Print, exactly and with both ends included, the lines below that run from the one containing "Output the web" to the one containing "4.67, 2.0, 3.0];". Pictures are omitted.
##### Records for the task #####
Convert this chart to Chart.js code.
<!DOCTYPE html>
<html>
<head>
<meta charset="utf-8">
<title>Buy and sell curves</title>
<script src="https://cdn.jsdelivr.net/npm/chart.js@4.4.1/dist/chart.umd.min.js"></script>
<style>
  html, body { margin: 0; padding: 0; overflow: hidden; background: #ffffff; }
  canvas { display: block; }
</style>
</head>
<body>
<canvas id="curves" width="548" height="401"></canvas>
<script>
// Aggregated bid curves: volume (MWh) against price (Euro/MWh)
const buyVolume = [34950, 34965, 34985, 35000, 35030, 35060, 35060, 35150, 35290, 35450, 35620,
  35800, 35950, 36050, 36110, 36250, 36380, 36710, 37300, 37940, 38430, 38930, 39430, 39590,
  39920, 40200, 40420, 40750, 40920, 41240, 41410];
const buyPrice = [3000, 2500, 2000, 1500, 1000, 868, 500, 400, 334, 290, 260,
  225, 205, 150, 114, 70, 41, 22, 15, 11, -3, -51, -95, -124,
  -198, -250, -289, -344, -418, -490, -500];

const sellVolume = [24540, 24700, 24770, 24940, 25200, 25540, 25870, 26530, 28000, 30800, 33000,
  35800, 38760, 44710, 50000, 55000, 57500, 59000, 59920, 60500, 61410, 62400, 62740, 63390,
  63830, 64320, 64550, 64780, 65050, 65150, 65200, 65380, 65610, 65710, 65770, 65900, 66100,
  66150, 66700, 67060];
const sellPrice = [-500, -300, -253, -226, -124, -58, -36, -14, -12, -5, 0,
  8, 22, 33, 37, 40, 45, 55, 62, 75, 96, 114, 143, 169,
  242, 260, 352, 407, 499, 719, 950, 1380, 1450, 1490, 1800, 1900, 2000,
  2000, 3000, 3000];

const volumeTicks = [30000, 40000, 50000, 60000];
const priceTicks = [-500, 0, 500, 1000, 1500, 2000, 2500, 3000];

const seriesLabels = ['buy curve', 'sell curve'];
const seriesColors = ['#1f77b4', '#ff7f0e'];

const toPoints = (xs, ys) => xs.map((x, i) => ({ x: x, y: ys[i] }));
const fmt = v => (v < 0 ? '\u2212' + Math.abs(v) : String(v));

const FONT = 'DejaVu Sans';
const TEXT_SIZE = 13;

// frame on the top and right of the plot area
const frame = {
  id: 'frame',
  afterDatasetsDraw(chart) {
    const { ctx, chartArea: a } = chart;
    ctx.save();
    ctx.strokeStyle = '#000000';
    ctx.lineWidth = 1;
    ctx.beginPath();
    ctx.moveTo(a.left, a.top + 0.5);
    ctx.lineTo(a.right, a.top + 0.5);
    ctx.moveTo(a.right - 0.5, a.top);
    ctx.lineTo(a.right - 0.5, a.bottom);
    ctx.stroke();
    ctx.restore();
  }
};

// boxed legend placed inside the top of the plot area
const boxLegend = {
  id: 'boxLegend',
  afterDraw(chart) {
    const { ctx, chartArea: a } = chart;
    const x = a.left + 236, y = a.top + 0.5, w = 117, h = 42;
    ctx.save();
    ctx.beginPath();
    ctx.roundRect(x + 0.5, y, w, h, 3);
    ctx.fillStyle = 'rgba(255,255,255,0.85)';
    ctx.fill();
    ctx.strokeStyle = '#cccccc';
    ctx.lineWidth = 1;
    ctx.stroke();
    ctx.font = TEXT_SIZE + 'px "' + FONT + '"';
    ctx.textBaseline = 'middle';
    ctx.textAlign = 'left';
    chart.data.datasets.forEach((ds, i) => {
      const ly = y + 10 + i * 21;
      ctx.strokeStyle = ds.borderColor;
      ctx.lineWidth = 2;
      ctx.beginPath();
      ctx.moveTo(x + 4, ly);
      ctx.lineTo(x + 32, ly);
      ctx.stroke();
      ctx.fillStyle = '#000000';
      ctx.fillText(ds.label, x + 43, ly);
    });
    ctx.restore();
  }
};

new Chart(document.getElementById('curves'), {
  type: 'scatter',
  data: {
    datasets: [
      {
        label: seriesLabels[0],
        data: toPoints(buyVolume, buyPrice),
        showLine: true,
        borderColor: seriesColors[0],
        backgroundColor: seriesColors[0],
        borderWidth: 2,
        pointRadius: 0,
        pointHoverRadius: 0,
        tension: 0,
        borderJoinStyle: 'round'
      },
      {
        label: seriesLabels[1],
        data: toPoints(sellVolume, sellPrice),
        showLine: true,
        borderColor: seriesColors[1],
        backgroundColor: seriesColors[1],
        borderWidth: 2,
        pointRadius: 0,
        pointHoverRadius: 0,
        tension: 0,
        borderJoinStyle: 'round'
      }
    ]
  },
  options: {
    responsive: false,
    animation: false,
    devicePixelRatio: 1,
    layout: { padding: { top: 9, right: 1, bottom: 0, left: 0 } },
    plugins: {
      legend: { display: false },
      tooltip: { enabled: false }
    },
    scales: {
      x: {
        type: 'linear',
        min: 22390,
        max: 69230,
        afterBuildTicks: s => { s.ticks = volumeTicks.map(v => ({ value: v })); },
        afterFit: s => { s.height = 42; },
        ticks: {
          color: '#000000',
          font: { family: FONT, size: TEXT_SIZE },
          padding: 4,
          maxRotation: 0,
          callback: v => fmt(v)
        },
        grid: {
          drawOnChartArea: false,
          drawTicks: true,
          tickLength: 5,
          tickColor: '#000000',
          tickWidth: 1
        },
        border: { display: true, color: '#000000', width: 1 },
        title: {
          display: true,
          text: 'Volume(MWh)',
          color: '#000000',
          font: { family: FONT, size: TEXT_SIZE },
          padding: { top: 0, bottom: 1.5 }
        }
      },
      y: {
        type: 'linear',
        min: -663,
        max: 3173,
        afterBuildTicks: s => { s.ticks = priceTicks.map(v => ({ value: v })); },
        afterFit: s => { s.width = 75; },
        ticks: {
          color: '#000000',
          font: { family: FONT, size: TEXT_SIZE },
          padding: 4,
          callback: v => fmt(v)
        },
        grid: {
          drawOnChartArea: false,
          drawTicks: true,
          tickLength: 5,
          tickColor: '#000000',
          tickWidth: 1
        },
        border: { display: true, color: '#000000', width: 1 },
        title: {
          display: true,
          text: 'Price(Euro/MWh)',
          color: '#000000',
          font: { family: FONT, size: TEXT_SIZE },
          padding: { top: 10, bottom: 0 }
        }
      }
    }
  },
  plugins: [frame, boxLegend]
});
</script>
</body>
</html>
#####
##### Records for the task #####
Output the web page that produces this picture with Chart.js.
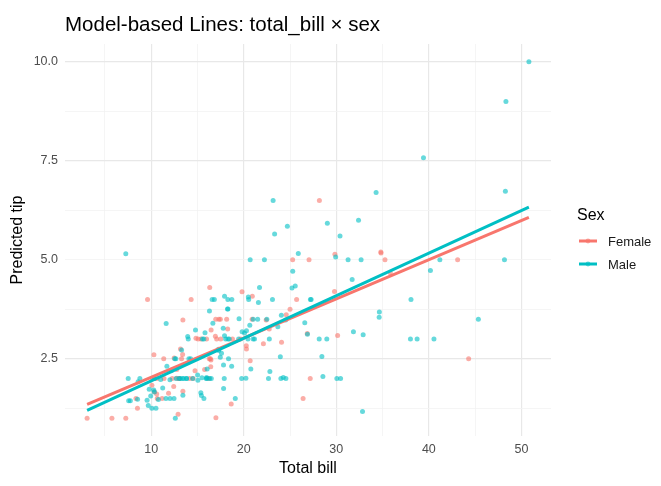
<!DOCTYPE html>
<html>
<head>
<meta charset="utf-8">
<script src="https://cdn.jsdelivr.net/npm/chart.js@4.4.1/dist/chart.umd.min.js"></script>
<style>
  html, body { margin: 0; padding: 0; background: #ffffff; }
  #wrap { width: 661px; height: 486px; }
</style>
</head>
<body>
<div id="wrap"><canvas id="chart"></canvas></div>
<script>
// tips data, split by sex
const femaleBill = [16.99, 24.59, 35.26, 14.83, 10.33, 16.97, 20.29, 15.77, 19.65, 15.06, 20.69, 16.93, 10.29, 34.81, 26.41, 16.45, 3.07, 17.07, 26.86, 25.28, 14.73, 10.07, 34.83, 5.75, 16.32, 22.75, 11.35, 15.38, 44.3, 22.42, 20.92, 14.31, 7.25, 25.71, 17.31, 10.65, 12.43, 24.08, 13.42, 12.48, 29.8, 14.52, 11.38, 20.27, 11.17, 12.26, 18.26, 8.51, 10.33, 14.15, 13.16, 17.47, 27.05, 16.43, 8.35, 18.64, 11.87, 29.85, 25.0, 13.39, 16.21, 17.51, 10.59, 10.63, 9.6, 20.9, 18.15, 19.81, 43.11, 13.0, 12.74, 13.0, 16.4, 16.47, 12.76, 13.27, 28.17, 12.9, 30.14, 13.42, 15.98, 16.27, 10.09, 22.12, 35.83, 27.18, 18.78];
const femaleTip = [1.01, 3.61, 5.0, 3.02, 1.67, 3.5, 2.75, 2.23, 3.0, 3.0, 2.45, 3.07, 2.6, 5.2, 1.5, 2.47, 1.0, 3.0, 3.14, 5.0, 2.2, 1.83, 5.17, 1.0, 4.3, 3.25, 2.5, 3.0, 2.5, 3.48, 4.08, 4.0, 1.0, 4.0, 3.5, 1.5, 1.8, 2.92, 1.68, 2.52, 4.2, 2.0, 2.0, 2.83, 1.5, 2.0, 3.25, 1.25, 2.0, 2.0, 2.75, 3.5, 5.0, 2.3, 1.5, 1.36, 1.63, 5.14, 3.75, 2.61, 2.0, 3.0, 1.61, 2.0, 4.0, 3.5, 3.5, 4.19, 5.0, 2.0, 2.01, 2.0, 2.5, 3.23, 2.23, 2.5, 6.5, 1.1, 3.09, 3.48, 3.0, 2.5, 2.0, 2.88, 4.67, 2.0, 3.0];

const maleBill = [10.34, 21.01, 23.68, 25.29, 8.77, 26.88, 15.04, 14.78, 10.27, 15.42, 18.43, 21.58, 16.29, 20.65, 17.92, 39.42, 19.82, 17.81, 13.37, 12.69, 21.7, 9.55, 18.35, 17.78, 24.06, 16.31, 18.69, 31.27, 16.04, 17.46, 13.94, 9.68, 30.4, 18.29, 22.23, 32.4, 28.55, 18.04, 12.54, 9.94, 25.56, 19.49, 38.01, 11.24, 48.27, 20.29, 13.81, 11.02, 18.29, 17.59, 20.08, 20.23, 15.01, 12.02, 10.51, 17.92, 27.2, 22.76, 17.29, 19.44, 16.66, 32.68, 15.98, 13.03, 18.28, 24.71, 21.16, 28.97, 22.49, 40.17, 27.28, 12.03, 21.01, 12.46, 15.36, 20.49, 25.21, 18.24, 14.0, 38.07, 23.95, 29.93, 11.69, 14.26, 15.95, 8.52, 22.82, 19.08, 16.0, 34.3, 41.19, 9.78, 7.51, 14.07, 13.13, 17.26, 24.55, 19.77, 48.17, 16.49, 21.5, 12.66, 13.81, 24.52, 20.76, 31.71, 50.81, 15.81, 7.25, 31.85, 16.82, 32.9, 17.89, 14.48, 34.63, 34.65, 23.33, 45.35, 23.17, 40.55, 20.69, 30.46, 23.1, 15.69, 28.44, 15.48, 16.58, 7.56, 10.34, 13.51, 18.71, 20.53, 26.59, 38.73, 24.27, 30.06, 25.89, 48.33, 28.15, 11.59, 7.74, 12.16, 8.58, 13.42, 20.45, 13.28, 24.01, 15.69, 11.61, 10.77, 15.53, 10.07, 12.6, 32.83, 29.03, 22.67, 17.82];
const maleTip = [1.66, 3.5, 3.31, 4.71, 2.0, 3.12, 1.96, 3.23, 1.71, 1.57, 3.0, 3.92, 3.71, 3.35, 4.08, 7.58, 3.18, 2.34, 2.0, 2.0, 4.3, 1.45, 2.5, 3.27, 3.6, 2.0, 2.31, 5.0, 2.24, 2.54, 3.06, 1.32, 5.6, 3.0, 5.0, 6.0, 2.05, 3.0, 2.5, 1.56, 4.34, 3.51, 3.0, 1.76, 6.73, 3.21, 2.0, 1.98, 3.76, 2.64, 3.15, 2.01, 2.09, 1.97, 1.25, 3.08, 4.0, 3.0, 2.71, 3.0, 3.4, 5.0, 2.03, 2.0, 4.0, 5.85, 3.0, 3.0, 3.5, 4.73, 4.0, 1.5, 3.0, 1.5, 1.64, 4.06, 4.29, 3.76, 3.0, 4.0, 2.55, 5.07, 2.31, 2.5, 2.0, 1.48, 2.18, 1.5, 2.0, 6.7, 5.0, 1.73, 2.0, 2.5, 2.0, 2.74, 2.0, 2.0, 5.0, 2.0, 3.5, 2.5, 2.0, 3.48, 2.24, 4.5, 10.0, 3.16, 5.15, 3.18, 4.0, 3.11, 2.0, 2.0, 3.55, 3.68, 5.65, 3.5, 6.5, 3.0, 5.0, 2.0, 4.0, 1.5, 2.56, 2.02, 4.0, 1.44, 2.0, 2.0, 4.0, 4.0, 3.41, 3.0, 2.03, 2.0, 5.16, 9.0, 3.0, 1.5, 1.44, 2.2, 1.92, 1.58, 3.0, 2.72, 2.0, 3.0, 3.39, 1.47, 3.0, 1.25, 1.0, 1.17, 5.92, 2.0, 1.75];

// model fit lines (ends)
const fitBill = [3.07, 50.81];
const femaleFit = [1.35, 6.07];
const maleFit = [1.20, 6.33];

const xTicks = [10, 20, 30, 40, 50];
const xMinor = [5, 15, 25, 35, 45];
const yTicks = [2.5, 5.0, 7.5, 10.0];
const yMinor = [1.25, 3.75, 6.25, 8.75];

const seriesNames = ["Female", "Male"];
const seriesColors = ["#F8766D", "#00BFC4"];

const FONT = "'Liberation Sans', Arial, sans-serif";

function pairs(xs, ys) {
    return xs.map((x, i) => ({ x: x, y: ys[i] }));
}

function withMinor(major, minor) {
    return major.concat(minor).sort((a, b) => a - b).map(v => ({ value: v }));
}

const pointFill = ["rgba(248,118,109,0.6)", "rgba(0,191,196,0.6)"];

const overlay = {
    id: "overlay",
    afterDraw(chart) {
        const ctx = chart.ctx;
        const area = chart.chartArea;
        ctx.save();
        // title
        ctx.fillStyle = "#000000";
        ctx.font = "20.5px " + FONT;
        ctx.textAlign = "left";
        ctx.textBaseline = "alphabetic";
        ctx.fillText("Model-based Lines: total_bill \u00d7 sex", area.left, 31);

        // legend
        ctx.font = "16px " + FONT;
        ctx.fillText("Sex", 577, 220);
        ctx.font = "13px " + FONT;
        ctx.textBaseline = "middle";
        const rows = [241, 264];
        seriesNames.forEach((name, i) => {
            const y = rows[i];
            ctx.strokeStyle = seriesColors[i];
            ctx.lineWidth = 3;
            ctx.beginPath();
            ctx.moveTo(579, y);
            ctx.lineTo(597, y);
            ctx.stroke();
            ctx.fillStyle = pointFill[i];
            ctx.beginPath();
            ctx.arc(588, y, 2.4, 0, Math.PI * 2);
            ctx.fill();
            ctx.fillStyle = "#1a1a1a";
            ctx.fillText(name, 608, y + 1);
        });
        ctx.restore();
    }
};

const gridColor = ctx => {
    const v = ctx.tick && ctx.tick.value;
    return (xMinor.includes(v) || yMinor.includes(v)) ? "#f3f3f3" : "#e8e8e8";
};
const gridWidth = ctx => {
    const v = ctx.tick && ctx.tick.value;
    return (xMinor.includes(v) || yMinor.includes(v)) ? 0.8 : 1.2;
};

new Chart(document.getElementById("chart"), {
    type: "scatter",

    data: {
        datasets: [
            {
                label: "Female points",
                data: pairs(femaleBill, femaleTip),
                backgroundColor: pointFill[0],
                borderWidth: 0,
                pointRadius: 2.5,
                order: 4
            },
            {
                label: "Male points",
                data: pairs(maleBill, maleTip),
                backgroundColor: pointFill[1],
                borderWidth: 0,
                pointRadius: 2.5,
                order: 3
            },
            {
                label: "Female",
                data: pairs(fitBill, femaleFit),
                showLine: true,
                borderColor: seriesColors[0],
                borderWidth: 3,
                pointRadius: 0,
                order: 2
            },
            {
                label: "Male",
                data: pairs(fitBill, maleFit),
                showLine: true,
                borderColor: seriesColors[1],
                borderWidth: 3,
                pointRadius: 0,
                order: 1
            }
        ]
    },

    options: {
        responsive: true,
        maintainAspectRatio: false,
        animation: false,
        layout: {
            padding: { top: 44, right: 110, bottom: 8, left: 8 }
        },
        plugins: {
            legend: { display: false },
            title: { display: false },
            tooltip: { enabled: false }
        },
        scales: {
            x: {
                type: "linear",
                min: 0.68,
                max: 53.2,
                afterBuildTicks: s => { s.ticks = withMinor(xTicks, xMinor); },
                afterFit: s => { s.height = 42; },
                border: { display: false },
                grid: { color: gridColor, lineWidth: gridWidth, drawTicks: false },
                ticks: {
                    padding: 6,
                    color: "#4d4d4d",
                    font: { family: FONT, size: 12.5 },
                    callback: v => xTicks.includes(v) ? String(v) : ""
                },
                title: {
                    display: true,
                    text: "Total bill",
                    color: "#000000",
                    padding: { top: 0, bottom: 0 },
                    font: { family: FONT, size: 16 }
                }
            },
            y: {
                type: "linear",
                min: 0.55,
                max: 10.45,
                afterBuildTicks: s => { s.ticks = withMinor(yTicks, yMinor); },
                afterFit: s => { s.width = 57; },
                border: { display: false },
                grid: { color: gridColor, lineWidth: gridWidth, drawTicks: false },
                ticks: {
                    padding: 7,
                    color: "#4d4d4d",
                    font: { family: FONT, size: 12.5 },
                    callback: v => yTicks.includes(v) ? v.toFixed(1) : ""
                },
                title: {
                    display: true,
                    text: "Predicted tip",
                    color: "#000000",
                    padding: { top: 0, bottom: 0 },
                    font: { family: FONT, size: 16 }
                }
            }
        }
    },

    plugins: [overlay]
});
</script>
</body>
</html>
#####
● Correct result:
Output the web page that produces this picture with Chart.js.
<!DOCTYPE html>
<html>
<head>
<meta charset="utf-8">
<script src="https://cdn.jsdelivr.net/npm/chart.js@4.4.1/dist/chart.umd.min.js"></script>
<style>
  html, body { margin: 0; padding: 0; background: #ffffff; }
  #wrap { width: 661px; height: 486px; }
</style>
</head>
<body>
<div id="wrap"><canvas id="chart"></canvas></div>
<script>
// tips data, split by sex
const femaleBill = [16.99, 24.59, 35.26, 14.83, 10.33, 16.97, 20.29, 15.77, 19.65, 15.06, 20.69, 16.93, 10.29, 34.81, 26.41, 16.45, 3.07, 17.07, 26.86, 25.28, 14.73, 10.07, 34.83, 5.75, 16.32, 22.75, 11.35, 15.38, 44.3, 22.42, 20.92, 14.31, 7.25, 25.71, 17.31, 10.65, 12.43, 24.08, 13.42, 12.48, 29.8, 14.52, 11.38, 20.27, 11.17, 12.26, 18.26, 8.51, 10.33, 14.15, 13.16, 17.47, 27.05, 16.43, 8.35, 18.64, 11.87, 29.85, 25.0, 13.39, 16.21, 17.51, 10.59, 10.63, 9.6, 20.9, 18.15, 19.81, 43.11, 13.0, 12.74, 13.0, 16.4, 16.47, 12.76, 13.27, 28.17, 12.9, 30.14, 13.42, 15.98, 16.27, 10.09, 22.12, 35.83, 27.18, 18.78];
const femaleTip = [1.01, 3.61, 5.0, 3.02, 1.67, 3.5, 2.75, 2.23, 3.0, 3.0, 2.45, 3.07, 2.6, 5.2, 1.5, 2.47, 1.0, 3.0, 3.14, 5.0, 2.2, 1.83, 5.17, 1.0, 4.3, 3.25, 2.5, 3.0, 2.5, 3.48, 4.08, 4.0, 1.0, 4.0, 3.5, 1.5, 1.8, 2.92, 1.68, 2.52, 4.2, 2.0, 2.0, 2.83, 1.5, 2.0, 3.25, 1.25, 2.0, 2.0, 2.75, 3.5, 5.0, 2.3, 1.5, 1.36, 1.63, 5.14, 3.75, 2.61, 2.0, 3.0, 1.61, 2.0, 4.0, 3.5, 3.5, 4.19, 5.0, 2.0, 2.01, 2.0, 2.5, 3.23, 2.23, 2.5, 6.5, 1.1, 3.09, 3.48, 3.0, 2.5, 2.0, 2.88, 4.67, 2.0, 3.0];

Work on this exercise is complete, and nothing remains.